Well I guess I’d just have to do it with the TradeMark G., Mark Gunderson of the Evolution Control Committee. He is the Evolution Control Committee. He’s the one who’s inspired me the most.

We’d record in a gigantic converted zeppelin hanger deep in the labyrinth of Skywalker Ranch/Area 51. It would be filled with all manner of hard-to-come-by audio toys, and also groupies. Dorky groupies who would praise our oddness as they ogled us over their cat’s eye glasses. Our double length would be produced by the same guy who helped on “Hot Shots II” by the Beta Band, and reigned in their craziness exceptionally.

He and a crew of about 20 engineers would follow us around with a good dozen solid-states, DATs and old reel-to-reels trying not to get frustrated whenever we overshot with our jetpacks. Oh yeah we’d have jetpacks. We looted them from old Boba Fett props/counter-ops research.

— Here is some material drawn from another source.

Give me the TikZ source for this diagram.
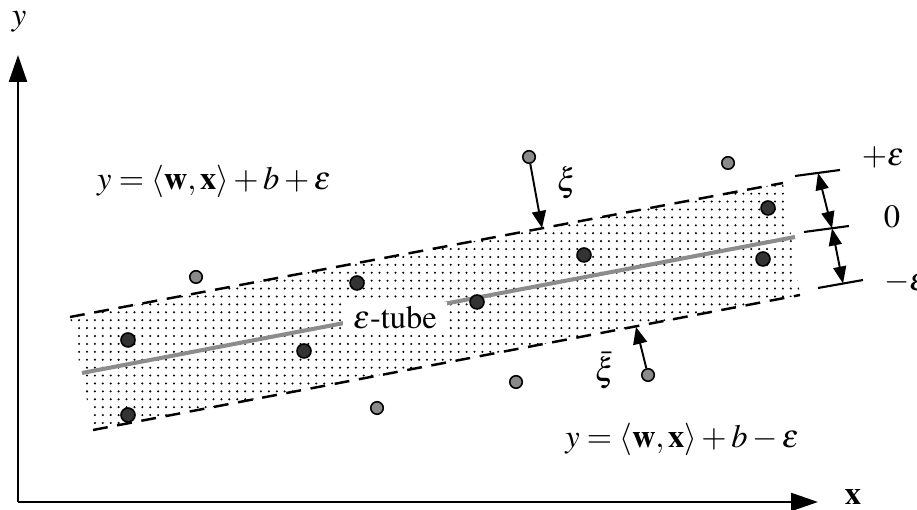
\documentclass[tikz,border=0pt]{standalone}
\usepackage[T1]{fontenc}
\usepackage{mathptmx}
\usetikzlibrary{arrows.meta,patterns.meta}
\definecolor{PtDark}{HTML}{333333}
\definecolor{PtGray}{HTML}{8A8A8A}
\definecolor{FitGray}{HTML}{8C8C8C}
\tikzset{
  axis/.style={line width=1.3pt, -{Triangle[length=5.4mm,width=3.6mm]}},
  bnd/.style={line width=1.4pt, dash pattern=on 8.5pt off 5.5pt},
  ptin/.style={circle, draw=black, line width=0.9pt, fill=PtDark,
             minimum size=2.8mm, inner sep=0pt},
  ptout/.style={circle, draw=black, line width=0.9pt, fill=PtGray,
             minimum size=2.5mm, inner sep=0pt},
  lbl/.style={font=\fontsize{18.5}{22}\selectfont, inner sep=1pt},
}

\begin{document}
\begin{tikzpicture}[
  slack/.style={line width=1.1pt, -{Triangle[length=3.4mm,width=2.8mm]}},
  dim/.style={line width=1.1pt, {Triangle[length=3.4mm,width=2.6mm]}-{Triangle[length=3.4mm,width=2.6mm]}},
  tick/.style={line width=1.2pt},
]
\useasboundingbox (0,0) rectangle (18.34,10.2);
% ===================== axes
\coordinate (O) at (0.36,0.16);
\coordinate (ytip) at (0.36,9.10);
\coordinate (xtip) at (16.36,0.16);
\draw[axis] (O) -- (ytip);
\draw[axis] (O) -- (xtip);
\node[lbl] (ylab) at (0.38,9.76) {$y$};
\node[lbl] (xlab) at (17.06,0.26) {$\mathbf{x}$};
% ===================== the tube
\coordinate (TL) at (1.40,3.86); \coordinate (TR) at (15.66,6.54);
\coordinate (BR) at (16.00,4.30); \coordinate (BL) at (1.86,1.60);
\coordinate (CL) at (1.64,2.74); \coordinate (CR) at (15.90,5.46);
\fill[pattern={Dots[distance=4.5pt,radius=0.65pt]}] (TL) -- (TR) -- (BR) -- (BL) -- cycle;
\draw[bnd] (TL) -- (TR);
\draw[bnd] (BL) -- (BR);
\draw[line width=2.3pt, draw=FitGray] (CL) -- (CR);
\node[lbl, fill=white, inner xsep=2mm, inner ysep=1mm] (tube) at (7.90,3.84) {$\varepsilon$-tube};
% width markers on the right
\coordinate (P1a) at (15.90,6.68); \coordinate (P1b) at (16.80,6.80);
\coordinate (Z1a) at (16.08,5.56); \coordinate (Z1b) at (16.98,5.68);
\coordinate (M1a) at (16.36,4.44); \coordinate (M1b) at (17.26,4.60);
\draw[tick] (P1a) -- (P1b);
\draw[tick] (Z1a) -- (Z1b);
\draw[tick] (M1a) -- (M1b);
\coordinate (Pm) at (16.36,6.74);
\coordinate (Zm) at (16.64,5.63);
\coordinate (Mm) at (16.86,4.53);
\draw[dim] (Pm) -- (Zm);
\draw[dim] (Zm) -- (Mm);
\node[lbl] (peps) at (17.66,7.06) {$+\varepsilon$};
\node[lbl] (zero) at (17.84,5.86) {$0$};
\node[lbl, anchor=west] (meps) at (17.64,4.56) {$-\varepsilon$};
% ===================== samples
\foreach \n/\p in {1/{(2.56,3.40)}, 2/{(2.56,1.90)}, 3/{(6.08,3.18)}, 4/{(7.14,4.54)},
                   5/{(9.54,4.16)}, 6/{(11.68,5.10)}, 7/{(15.36,6.04)}, 8/{(15.26,5.02)}}
  \node[ptin] (d\n) at \p {};
\foreach \n/\p in {1/{(3.92,4.66)}, 2/{(10.58,7.06)}, 3/{(14.56,6.94)},
                   4/{(7.54,2.04)}, 5/{(10.32,2.56)}, 6/{(12.96,2.70)}}
  \node[ptout] (g\n) at \p {};
% slacks of the two outliers
\coordinate (xiup) at (10.84,5.64);
\coordinate (xilo) at (12.72,3.66);
\draw[slack] (g2) -- (xiup);
\draw[slack] (g6) -- (xilo);
\node[lbl] (xi) at (11.34,6.54) {$\xi$};
\node[lbl] (xibar) at (12.10,2.80) {$\bar{\xi}$};
% ===================== boundary equations
\node[lbl] (equp) at (4.28,6.56) {$y=\langle\mathbf{w},\mathbf{x}\rangle+b+\varepsilon$};
\node[lbl] (eqlo) at (13.64,1.40) {$y=\langle\mathbf{w},\mathbf{x}\rangle+b-\varepsilon$};
\end{tikzpicture}
\end{document}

We would glut ourselves on THX sound effects until the cows came home. It is a ranch, right? Lucas has been hogtied so he can’t complain. And/or do they have cows in the Nevada desert? Doesn’t matter.

Instead of having the normal Skywalker sound engineers we could get Buddha to master. It’d be doubly fruitful because you know he’d be totally in the zone and I would only have to pay him in loving-kindness. For the cover art Magritte and Da Vinci will be collaborating. Jesus will market.

One reply on “Dream Recording Session”

I know it’s a bit late to comment on this but whenever I need a good giggel and at the same time an intemet look into you’re inner psychy all I need to do is read this post. It’s my favoret. Of all time, that would be soo cooooool, and Billy I would be your groupy for like life, no gropy sex though that would be wird.